Anstatt in Tauberbischofsheim mit alten Freunden Sylvester und Geburtstag zu feiern, sitze oder liege ich bei mir oder bei dem Mann auf dem Sofa, fülle in regelmäßigen Abständen heißes Wasser in meine Wärmflasche, lasse mir Tee, Zwieback und Salzstangen servieren oder schlurfe selbst in die Küche, um die Dinge zu holen. Den halben Tag verschlafe ich, wahrscheinlich kein Wunder, wenn es nachts schlecht klappt. Da tut mir der Rücken weh, der Bauch, der Magen, und spätestens um 5.00 Uhr wache ich auf, weil mir übel ist.

Egal, ob ich mir den Magen verdorben oder diesen blöden Virus eingefangen habe, mir reicht es jetzt langsam. Vier Tage Sofa sind genug. Ein Gutes hat die Angelegenheit allerdings, ich lese mich durch meine Weihnachtsgeschenke. „Im Schreiben zu Haus“, das dicke Buch mit Fotografien und Gesprächen, das mir die Mädels geschenkt haben, ist zur Hälfte geschafft. Es war eine wunderbare Idee von Frau Koelbl, Autoren über ihre Arbeitsgewohnheiten, ihre bevorzugten Utensilien und Orte, ihren Antrieb zu befragen, über die Freuden und Leiden beim Schreiben. Vor allem die Auskünfte der Frauen haben mir gut gefallen. Von Sarah Kirsch würde ich mich glatt adoptieren lassen. So viel gelebtes Leben, so viel Wärme und Klugheit. Am liebsten würde ich das Buch nur in kleinen Dosen lesen, damit ich möglichst lange etwas davon habe.
Herr Walser fällt ein wenig aus dem Rahmen, weil er unentwegt drumherum redet, sich spröde und gespreizt benimmt. Wahrscheinlich war er einerseits froh, dass man für dieses Projekt auch ihn gedacht hat, andererseits tut er so, als wäre es ihm lästig, Fragen zu beantworten. Außerdem gäbe es immer etwas, das nicht gesagt werden kann. Und von dem, was bisher schon von ihm gesagt wurde, war vieles sowieso nur eine „verkürzte und windige Improvisation über eine…..Erfahrung“. Deswegen ist es besser, gar nichts mehr dazu zu sagen.

Herr Walser hält das ICH eines Schriftstellers per se für beschädigt. Das gefällt mir nun wieder, aber welches ICH ist nicht beschädigt? Der Schriftsteller schreibt also, weil ihm etwas fehlt. Und das, was ihm fehlt, fällt ihm ein. Und dann möchte er auch noch geliebt werden, jedenfalls gibt Herr Walser das zu. Wobei ich sagen würde, es geht um das gesehen werden, aber vielleicht ist es ja dasselbe. Jemand sieht mich, wie ich bin, wie ich denke und ticke, und dann kann er nicht anders, als mich zu lieben. Schön.
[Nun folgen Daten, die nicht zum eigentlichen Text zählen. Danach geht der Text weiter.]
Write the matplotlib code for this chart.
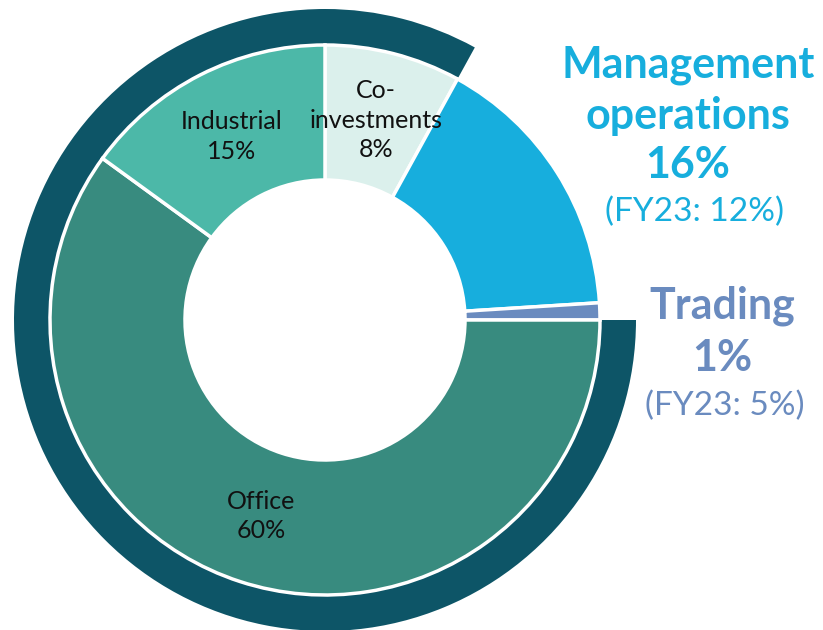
import matplotlib.pyplot as plt

# Daten
segments = ['Co-\ninvestments', 'Management operations', 'Trading', 'Office', 'Industrial']
shares = [8, 16, 1, 60, 15]
colors = ['#dbf0ec', '#17aedd', '#6a8bbf', '#388b7f', '#4cb8a8']
inner_labels = ['Co-\ninvestments\n8%', '', '', 'Office\n60%', 'Industrial\n15%']

fy23_mgmt = 12
fy23_trading = 5

plt.rcParams['font.family'] = ['Lato', 'DejaVu Sans']

fig = plt.figure(figsize=(8.23, 6.3), dpi=100)
ax = fig.add_axes([0, 0, 1, 1])

cx, cy = 325, 310
R = 275

# Außenring: Co-Investments + Office + Industrial
ring_vals = [shares[0], shares[1] + shares[2], shares[3] + shares[4]]
ax.pie(ring_vals, radius=311, center=(cx, cy), startangle=90, counterclock=False,
       colors=['#0d5567', 'none', '#0d5567'],
       wedgeprops=dict(width=37, linewidth=0))

# Innerer Donut
ax.pie(shares, radius=R, center=(cx, cy), startangle=90, counterclock=False,
       colors=colors, labels=inner_labels, labeldistance=0.75,
       textprops=dict(fontsize=18, color='#111111', ha='center', va='center',
                      linespacing=1.35),
       wedgeprops=dict(width=135, edgecolor='white', linewidth=2.5))

# Beschriftungen rechts
mgmt_c = colors[1]
ax.text(688, 630 - 65, 'Management', color=mgmt_c, fontsize=31, fontweight='bold',
        ha='center', va='center')
ax.text(688, 630 - 116, 'operations', color=mgmt_c, fontsize=31, fontweight='bold',
        ha='center', va='center')
ax.text(688, 630 - 165, f'{shares[1]}%', color=mgmt_c, fontsize=31, fontweight='bold',
        ha='center', va='center')
ax.text(695, 630 - 212, f'(FY23: {fy23_mgmt}%)', color=mgmt_c, fontsize=24,
        ha='center', va='center')

tr_c = colors[2]
ax.text(722, 630 - 306, 'Trading', color=tr_c, fontsize=31, fontweight='bold',
        ha='center', va='center')
ax.text(722, 630 - 358, f'{shares[2]}%', color=tr_c, fontsize=31, fontweight='bold',
        ha='center', va='center')
ax.text(725, 630 - 406, f'(FY23: {fy23_trading}%)', color=tr_c, fontsize=24,
        ha='center', va='center')

ax.set_xlim(0, 823)
ax.set_ylim(0, 630)
ax.set_aspect('equal')
ax.axis('off')

fig.savefig('out.png', dpi=100)
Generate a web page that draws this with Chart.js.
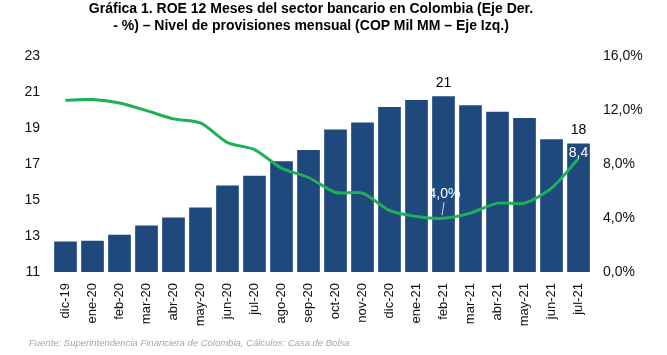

Leider sind einige der Schriftsteller inzwischen gestorben. Jurek Becker, Hilde Domin, Ernst Jandl, Wolfgang Hilbig, Walter Kempowski, es ist halt schon ein älteres Buch. Aber für mich neu, und da ich ein bekennender Biografie-Junkie bin, also ein Mensch, der gern in fremde Leben hinein schaut, ist es der feinste Stoff. Nach einer solchen Lektüre bin ich gestärkt. Gewappnet gegen Dummheit auch, da könnte ich mir sogar noch einmal 15 Minuten Talkshow mit Nina Hagen ansehen.
Draußen wird schon eifrig geknallt, wahrscheinlich wird es um Mitternacht heftig. Falls ich mich in der Lage fühle, werden wir zum Kanzlerinnenamt laufen. Von dort hat man einen guten Blick auf das Feuerwerk. Letztes Jahr hatten wir unseren Lieblings-Cava dabei, darauf werde ich heute wohl verzichten. Nur der Pfefferminztee hört mein Seufzen.